[GOAL]
Restate the listing that follows word for word, without its pictures.
>> start
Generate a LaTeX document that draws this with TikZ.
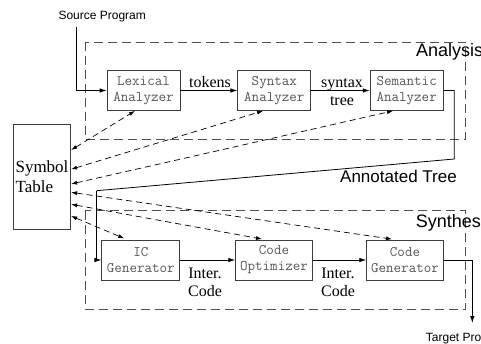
\documentclass[tikz,border=0pt]{standalone}
\usepackage{fontspec}
\setmainfont{Liberation Serif}
\setsansfont{Liberation Sans}
\usetikzlibrary{arrows.meta}
\definecolor{boxgray}{RGB}{60,60,60}
\definecolor{txtgray}{RGB}{85,85,85}
\definecolor{dashgray}{RGB}{80,80,80}
\begin{document}
\begin{tikzpicture}[x=1pt,y=-1pt,
  phase/.style={draw=boxgray, line width=0.8pt, minimum width=73pt, minimum height=40pt,
    inner sep=0pt, align=center, text=txtgray, font=\fontsize{14.6}{16}\selectfont\ttfamily},
  region/.style={draw=dashgray, dash pattern=on 9pt off 5pt, line width=0.7pt},
  symlink/.style={{Latex[length=6pt,width=4pt]}-{Latex[length=6pt,width=4pt]}, dash pattern=on 6pt off 4pt, line width=0.7pt},
  flow/.style={-{Latex[length=7pt,width=4.5pt]}, line width=0.8pt},
  seriflbl/.style={font=\fontsize{16}{18}\selectfont, inner sep=0pt},
  sanslbl/.style={font=\sffamily\fontsize{12}{14}\selectfont, inner sep=0pt},
  biglbl/.style={font=\sffamily\fontsize{18}{20}\selectfont, inner sep=0pt}]
\useasboundingbox (0,0) rectangle (481,344);

% regions
\draw[region] (85,42) rectangle (465.7,139.3);
\draw[region] (85,210.7) rectangle (465.7,309);

% phase boxes
\node[phase] (lex) at (143.5,90.5) {Lexical\\Analyzer};
\node[phase] (syn) at (274.3,90.5) {Syntax\\Analyzer};
\node[phase] (sem) at (406.7,90.5) {Semantic\\Analyzer};
\node[phase, minimum width=78pt] (ic) at (140.8,260) {IC\\Generator};
\node[phase, minimum width=76.6pt] (co) at (274,260) {Code\\Optimizer};
\node[phase, minimum width=76.6pt] (cg) at (405,260) {Code\\Generator};

% symbol table
\node[draw=boxgray, line width=0.8pt, minimum width=57.4pt, minimum height=105pt,
  inner sep=0pt, align=left, font=\fontsize{17}{20}\selectfont] (st) at (42,176.5) {Symbol\\Table};

% labels
\node[sanslbl, anchor=base west] (src) at (58.3,20) {Source Program};
\node[sanslbl, anchor=base west] (tgt) at (425.7,341.7) {Target Program};
\node[biglbl, anchor=base west] (ana) at (416,56.7) {Analysis};
\node[biglbl, anchor=base west] (syh) at (415.7,227.3) {Synthesis};
\node[font=\sffamily\fontsize{17}{20}\selectfont, inner sep=0pt, anchor=base west] (ann) at (340,182.7) {Annotated Tree};
\node[seriflbl, anchor=base] (tok) at (210,87.3) {tokens};
\node[seriflbl, anchor=base] (stx) at (342,87.3) {syntax};
\node[seriflbl, anchor=base] (tre) at (342,105.3) {tree};
\node[seriflbl, anchor=base] (ic1) at (205,278.3) {Inter.};
\node[seriflbl, anchor=base] (ic2) at (205,296) {Code};
\node[seriflbl, anchor=base] (ic3) at (338,278.3) {Inter.};
\node[seriflbl, anchor=base] (ic4) at (338,296) {Code};

% coordinates
\coordinate (srcstart) at (76,27);
\coordinate (a2) at (454.3,159);
\coordinate (a3) at (96.7,190.7);
\coordinate (tgtend) at (472.3,323);

% main flow
\draw[flow] (srcstart) |- (lex.west);
\draw[flow] (lex.east) -- (syn.west);
\draw[flow] (syn.east) -- (sem.west);
\draw[line width=0.8pt] (sem.east) -| (a2) -- (a3);
\draw[flow] (a3) |- (ic.west);
\draw[flow] (ic.east) -- (co.west);
\draw[flow] (co.east) -- (cg.west);
\draw[flow] (cg.east) -| (tgtend);

% symbol table links
\draw[symlink] (st.east |- 0,150) -- (135,0 |- lex.south);
\draw[symlink] (st.east |- 0,169.3) -- (263,0 |- syn.south);
\draw[symlink] (st.east |- 0,184) -- (393,0 |- sem.south);
\draw[symlink, shorten >=3pt] (st.east |- 0,192.3) -- (395,0 |- cg.north);
\draw[symlink, shorten >=3pt] (st.east |- 0,204.3) -- (265,0 |- co.north);
\draw[symlink, shorten >=3pt] (st.east |- 0,216) -- (127,0 |- ic.north);
\end{tikzpicture}
\end{document}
>> end
[REPLY TO THE EXERCISE]
Generate a LaTeX document that draws this with TikZ.
\documentclass[tikz,border=0pt]{standalone}
\usepackage{fontspec}
\setmainfont{Liberation Serif}
\setsansfont{Liberation Sans}
\usetikzlibrary{arrows.meta}
\definecolor{boxgray}{RGB}{60,60,60}
\definecolor{txtgray}{RGB}{85,85,85}
\definecolor{dashgray}{RGB}{80,80,80}
\begin{document}
\begin{tikzpicture}[x=1pt,y=-1pt,
  phase/.style={draw=boxgray, line width=0.8pt, minimum width=73pt, minimum height=40pt,
    inner sep=0pt, align=center, text=txtgray, font=\fontsize{14.6}{16}\selectfont\ttfamily},
  region/.style={draw=dashgray, dash pattern=on 9pt off 5pt, line width=0.7pt},
  symlink/.style={{Latex[length=6pt,width=4pt]}-{Latex[length=6pt,width=4pt]}, dash pattern=on 6pt off 4pt, line width=0.7pt},
  flow/.style={-{Latex[length=7pt,width=4.5pt]}, line width=0.8pt},
  seriflbl/.style={font=\fontsize{16}{18}\selectfont, inner sep=0pt},
  sanslbl/.style={font=\sffamily\fontsize{12}{14}\selectfont, inner sep=0pt},
  biglbl/.style={font=\sffamily\fontsize{18}{20}\selectfont, inner sep=0pt}]
\useasboundingbox (0,0) rectangle (481,344);

% regions
\draw[region] (85,42) rectangle (465.7,139.3);
\draw[region] (85,210.7) rectangle (465.7,309);

% phase boxes
\node[phase] (lex) at (143.5,90.5) {Lexical\\Analyzer};
\node[phase] (syn) at (274.3,90.5) {Syntax\\Analyzer};
\node[phase] (sem) at (406.7,90.5) {Semantic\\Analyzer};
\node[phase, minimum width=78pt] (ic) at (140.8,260) {IC\\Generator};
\node[phase, minimum width=76.6pt] (co) at (274,260) {Code\\Optimizer};
\node[phase, minimum width=76.6pt] (cg) at (405,260) {Code\\Generator};

% symbol table
\node[draw=boxgray, line width=0.8pt, minimum width=57.4pt, minimum height=105pt,
  inner sep=0pt, align=left, font=\fontsize{17}{20}\selectfont] (st) at (42,176.5) {Symbol\\Table};

% labels
\node[sanslbl, anchor=base west] (src) at (58.3,20) {Source Program};
\node[sanslbl, anchor=base west] (tgt) at (425.7,341.7) {Target Program};
\node[biglbl, anchor=base west] (ana) at (416,56.7) {Analysis};
\node[biglbl, anchor=base west] (syh) at (415.7,227.3) {Synthesis};
\node[font=\sffamily\fontsize{17}{20}\selectfont, inner sep=0pt, anchor=base west] (ann) at (340,182.7) {Annotated Tree};
\node[seriflbl, anchor=base] (tok) at (210,87.3) {tokens};
\node[seriflbl, anchor=base] (stx) at (342,87.3) {syntax};
\node[seriflbl, anchor=base] (tre) at (342,105.3) {tree};
\node[seriflbl, anchor=base] (ic1) at (205,278.3) {Inter.};
\node[seriflbl, anchor=base] (ic2) at (205,296) {Code};
\node[seriflbl, anchor=base] (ic3) at (338,278.3) {Inter.};
\node[seriflbl, anchor=base] (ic4) at (338,296) {Code};

% coordinates
\coordinate (srcstart) at (76,27);
\coordinate (a2) at (454.3,159);
\coordinate (a3) at (96.7,190.7);
\coordinate (tgtend) at (472.3,323);

% main flow
\draw[flow] (srcstart) |- (lex.west);
\draw[flow] (lex.east) -- (syn.west);
\draw[flow] (syn.east) -- (sem.west);
\draw[line width=0.8pt] (sem.east) -| (a2) -- (a3);
\draw[flow] (a3) |- (ic.west);
\draw[flow] (ic.east) -- (co.west);
\draw[flow] (co.east) -- (cg.west);
\draw[flow] (cg.east) -| (tgtend);

% symbol table links
\draw[symlink] (st.east |- 0,150) -- (135,0 |- lex.south);
\draw[symlink] (st.east |- 0,169.3) -- (263,0 |- syn.south);
\draw[symlink] (st.east |- 0,184) -- (393,0 |- sem.south);
\draw[symlink, shorten >=3pt] (st.east |- 0,192.3) -- (395,0 |- cg.north);
\draw[symlink, shorten >=3pt] (st.east |- 0,204.3) -- (265,0 |- co.north);
\draw[symlink, shorten >=3pt] (st.east |- 0,216) -- (127,0 |- ic.north);
\end{tikzpicture}
\end{document}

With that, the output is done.